We made our way to our last destination: Border Church. We got dropped off near the boardwalk, where we walked along the water to our left, what looked like abandoned buildings to our right and the border wall in front of us. It was beautiful weather — the sun was shining and there was a hydrating ocean breeze.
The wall began in the ocean, where years of rust were built on the stems due to the salt water. “Creation itself protests [the border],” said Professor Guerra-Aldana.
U.S./Mexico Border Wall beginning in the ocean.
Photo by Sydney Brammer, Mar. 24, 2024
I couldn’t take my eyes off of it, I’d never been that close to it; whereas the people in Mexico see it every day — it’s a part of their lives.
The Border Church consisted of a table for a television for worship lyrics, a canopy for shade and to shield rain and several seats for members. The church exemplifies the idea that people make the church, not a building because they didn’t need a structure to come together.
Friendship Park is the area where the U.S. and Mexico border churches have met for 30 years. For five years now, the U.S. Border Church hasn’t been able to come to the wall to worship with Mexico. Yet, the U.S. church still meets about five miles from the border and connects with Mexico through Facebook Live for the first minutes of each service before doing their separate services.

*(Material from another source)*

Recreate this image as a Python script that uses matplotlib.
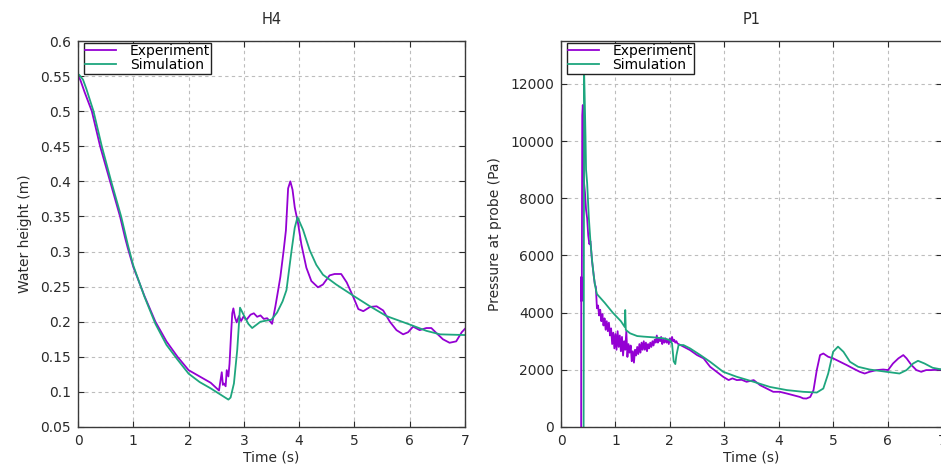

I sat in the front row, listening to the pastor preach with passion about separated families due to the wall. He explained “pinky kisses,” which is how loved ones used to “kiss;” they’d touch pinkies through the wall before a double-wired fence was built blocking any physical contact between people.
View of the wired fence directly following the border wall.
Photo by Elena Yoder, Mar. 24, 2024.
The pastor asked, “What does friendship mean to you?” as we were sitting in Friendship Park. Someone said “Love.”
“You are all friends, right?” the pastor asked my group. We nodded. “Stand up. Hug one another.”
I am not a hugger, but we all turned to one another and began to hug. I felt the love of all the people that have once stood in this space before me. I felt the love of Jesus at that moment.
He then called us forward to the wall. “The wall is the altar, here,” the pastor said. Everyone in the church lined up at the border. My forehead touching the metal, my palms against each side, my eyes piercing through the wall, No Man’s Land and the second 30-foot wall, to the faint sight of downtown San Diego.
Photo by Sydney Brammer, Mar. 24, 2024.
While gusts of wind blew through me, the pastor prayed, “God, You are here.” I looked out at the city of San Diego which I’ve walked through multiple times and thought, Mexico is here; don’t ever forget about them.